Boundaries Kids Can Work With
Setting Empathic Boundaries With Kids
What is so hard, I think with empathic limits is, you know, by the time you get to the empathic limit module in the program, you've heard me rant for, you know, hours about connection, connection, connection, prioritize connection, prioritize connection. And so I think the fear or what a lot of us get wrong, as we go, 'Oh, I'm supposed to let them do whatever, because I'm supposed to prioritize connection.' And that's normal. You're doing it right, you're not doing it wrong, that that's what it feels like. So it's a fine line knife's edge fence. This work of setting empathic limits, and in my limits, I'm communicating to you that you are enough. And you are lovable. And you are okay, just as you are, but also maintaining boundaries and limits around what's okay and what's not okay.

My favorite diagram for boundaries is what I call the boundaries box. And it's basically --- there's the boundaries box, which is four different doors that enter into the box. So there's one, which is the hallway, right at the top. There's no boundary, you just come and go as you please. You just do what you want, you're 10 and you want to eat the whole pantry full of cookies and ice cream, and you just do what you want. No boundaries. Okay. Then the second is a chain link fence, which you can see the dots. So chain link fences, we can see each other. There's some, you know, fluidity. But there's still something but it's not fully blocked. Then the bottom is like a brick wall. There is no discussion, we don't even talk about it. That's like a strange moment. You know, we have no relationship. You want to talk about going out and drinking on the weekend? Nope, no discussion, you are too young, you cannot have a boyfriend. That's just fact. Right? That's that kind of boundary. But then the ideal is having a door with a handle on the inside, rather than on the outside, right? Because if it's on the outside, then that means the other person can just open and come in. And, and I decide when we're, you know, we're going to talk about race and religion, and I'm opening that door, and we're going to talk about it and they have maybe no boundaries around things that you feel comfortable, don't feel comfortable talking about. Right? And then you have me on the inside. Okay.

So the boundaries box is sort of what I think is the four most common kind of boundaries that we have, and that we experience. So for example, with some people in my life, like say, family, you can often have the walkway, the hallway where there are no boundaries, and parents think that they have free rein over asking you whatever or telling you you look fat, or you shouldn't wear that or 'how much do you earn?' You know, they have no boundaries at all. Then you have to upgrade from that, which is the chain link - there's a little bit of boundaries, but still not great. Brick wall, we just do not speak, we don't talk about it, it's completely shut off. And then the ideal is the door. Okay.

So ideally, with our kids, what we want to be having is the door kind of boundary where we can discuss it, right? It's not a brick wall, where we have no discussion around things. And that I think is the key to permissive parenting versus controlling parenting is the middle ground where like the sweet spot where we want to be, is connected conversation. Where we're talking about constantly, what's working and what's not.
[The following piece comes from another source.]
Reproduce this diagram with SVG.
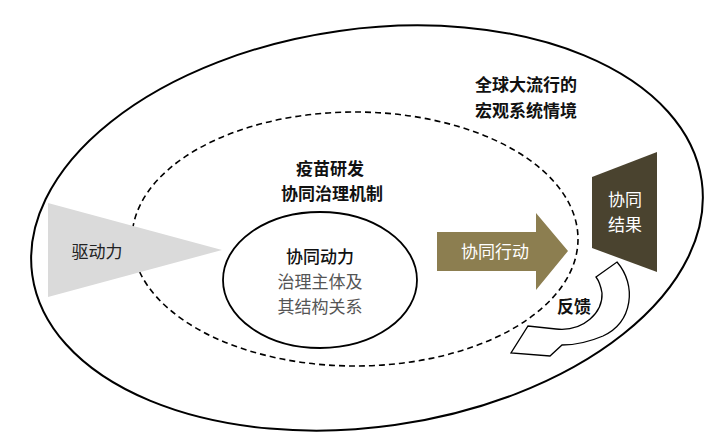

You can't do that if you do the hard fast Iron Fist rule of brick wall of 'Nope. This is what I say. And I'm your father. And this is what I say goes you know I'm taking the door off your room.' That is brick wall and just doesn't work, doesn't work. Then chain link - better, I'll take chain link over walkway or brick wall. And it's often, as we're learning how to do this stuff, it often starts there: that you kind of have the walkway, you graduate up to chain link. You might swing a bit too far and do brick wall and then you swing back to the door and that's kind of the sweet spot. You want to model this stuff for them. Where else are they going to learn how to communicate what they want and what they need?